Please keep in mind the imagery of "be not moved." Again, this is President Kimball:
Can you see those two small children running into that small group of trees, grabbing the trunks, and clinging tight, hanging on with all the strength those little arms could muster, and not being moved by the power of that tidal wave? Consider that image, and then consider from the Doctrine and Covenants, section 124, verse 45: "And if my people will harken unto my voice, and unto the voice of my servants whom I have appointed to lead my people, behold, verily I say unto you, they shall not be moved out of their place" (emphasis added).
We shall not be moved if we heed the counsel we receive from the Lord through the voice of his servants. Consider this statement from the First Presidency comprised of Heber J. Grant, Anthony W. Ivins, and Charles W. Nibley: "To the members of the Church we say: Stand ye in holy places. Keep yourselves clean and unspotted from the sins of the world, that when his judgments pass over the earth, like Israel of old you may be preserved (James R. Clark, Messages of the First Presidency, Vol. 5, p. 254, emphasis added).
What I have started to understand a little bit is that there is a type and a shadow and a preparation in the story of the Passover. It is a preparation for us in these latter days.
Consider this teaching by President Benson:
The question that seems clear for all of us is: Where and how do we stand in holy places? President Benson gave a very clear answer. We stand in holy places in our homes, we stand in holy places in our temples, and we stand in holy places in our stakes of Zion. Remember the definitional elements we discussed earlier: intact, unaltered, rising to an upright position in a sacred, bounded area.
I suppose it would now be predictable for me to separately describe each of these holy places and try to outline ways whereby we could most appropriately and effectively "stand" in holy places in our homes, in the temples, and in the stakes of Zion. But I am not going to do that. Could I recommend an exercise that you all might want to consider? The exercise would be to identify what is common in homes and temples and stakes of Zion as holy places. What is it that cuts across all three of these locations that makes them holy, sacred places where we would not be moved? May I simply suggest that if we will undertake this exercise, the Holy Ghost will teach each of us individually and uniquely what we, in our circumstances and with our families, ought to do to stand in holy places.
Let me share with you just a few of the things that occurred to me as I went through this exercise. I do not claim that these are the "right" answers. They are simply the answers that occurred to me as I tried to think through common elements across those three very sacred places.

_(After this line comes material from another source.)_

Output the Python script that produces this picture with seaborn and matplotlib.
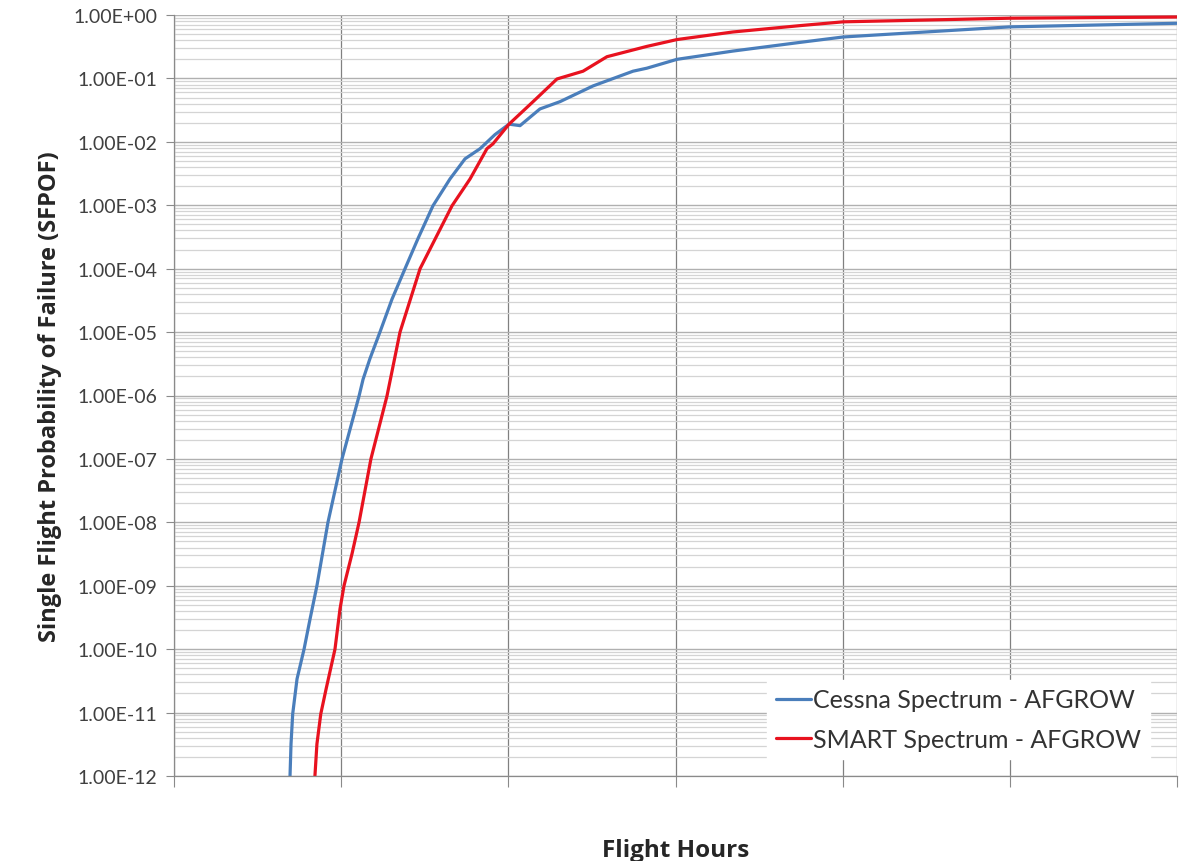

Brothers and sisters, I pray that I might be able to articulate this next thought most clearly. Perhaps our covenants, our sacred covenants that we always remember and consistently and earnestly strive to honor, become the blood on our doorposts in anticipation of the latter-day Passover. In ancient Israel, protection against physical death was afforded to the obedient. In our latter-day Israel, protection is available through our covenants against the spiritual perils that are so prevalent amidst the onslaught of sin and evil in an increasingly wicked world. Consider the last verse in the 89th section of the Doctrine and Covenants, which we all know refers to the Word of Wisdom: "And I, the Lord, give unto them a promise, that the destroying angel shall pass by them, as the children of Israel, and not slay them. Amen."
This revelation is not talking about the children of Israel. It is talking about us in this latter day as we are obedient to the instruction we have received. In the time of the children of Israel, they offered sacrifice in anticipation of the infinite sacrifice of the Only Begotten Son and participated in the feast of the Passover as a reminder of how the children of Israel were protected from the destroyer on that fateful night. In this latter day we are commanded to offer the sacrifice of a broken heart and a contrite spirit, and we feast at the sacrament table each week.
Again, consider the setting, the context, the preparation, and the requirement to stand in holy places and consider the following statement by President Joseph Fielding Smith:
There is a latter-day Passover. There is blood for the doorposts. And there is spiritual protection available to those who honor and keep their covenants.
Let me conclude with this experience with President Hinckley. I began by describing what took place on September 11, the responsibility I had to speak to the students, and the verse that came into my mind. At 10 o'clock on September 12, I was with the First Presidency, six members of the Quorum of the Twelve Apostles, and other general Church leaders in a meeting of the Board of Trustees that oversees the affairs of the entire Church Educational System. As I prepared to participate in that board meeting, I said to my wife, "What would any member of the Church give to be in this setting with these brethren and these sisters today, given what took place yesterday?" Well, it is customary that we all arrive quite early. I entered the room and shook hands with all of the men and women who were there. President Hinckley was not yet in the room; he is always the last to enter. There was not one word mentioned about the events of the previous day--no speculating, no hand wringing, no commiserating, no nothing, not one word. President Hinckley came into the room, greeted everyone and shook our hands, took his place at the head of the table, and sat down. We sat down. He looked up and simply said, "Brothers and sisters, we live in troubled times. Now let's get to work." That is all that was said.
The day before what had come to my mind was the scriptural admonition to stand in holy places and be not moved. Less than 24 hours later I was in the presence of the Prophet of God who stood in a holy place and was not moved--unaltered, valid, effective, rising to an upright position in a sacred, bounded area. "Let's get to work."
In the midst of the predictions of what will come, there is peace. There is reassurance. There is no need to fear if we simply heed the admonition and the instruction to place the blood of the lamb on our doorposts. In ancient Israel it may have been literally blood on a physical doorpost. In our day it is the doctrine of the Savior's atonement in our hearts. If the Atonement and our covenants are written in our minds and in our hearts, there will be peace. There may be devastation all around, but you and I will not be devastated if we stand in holy places and are not moved.
I testify that God lives. I know that Jesus is the Christ. I know that He directs the affairs of this Church in this latter day through living apostles and prophets. And I know that His promises are sure as we stand in holy places and are not moved, in the name of Jesus Christ, amen.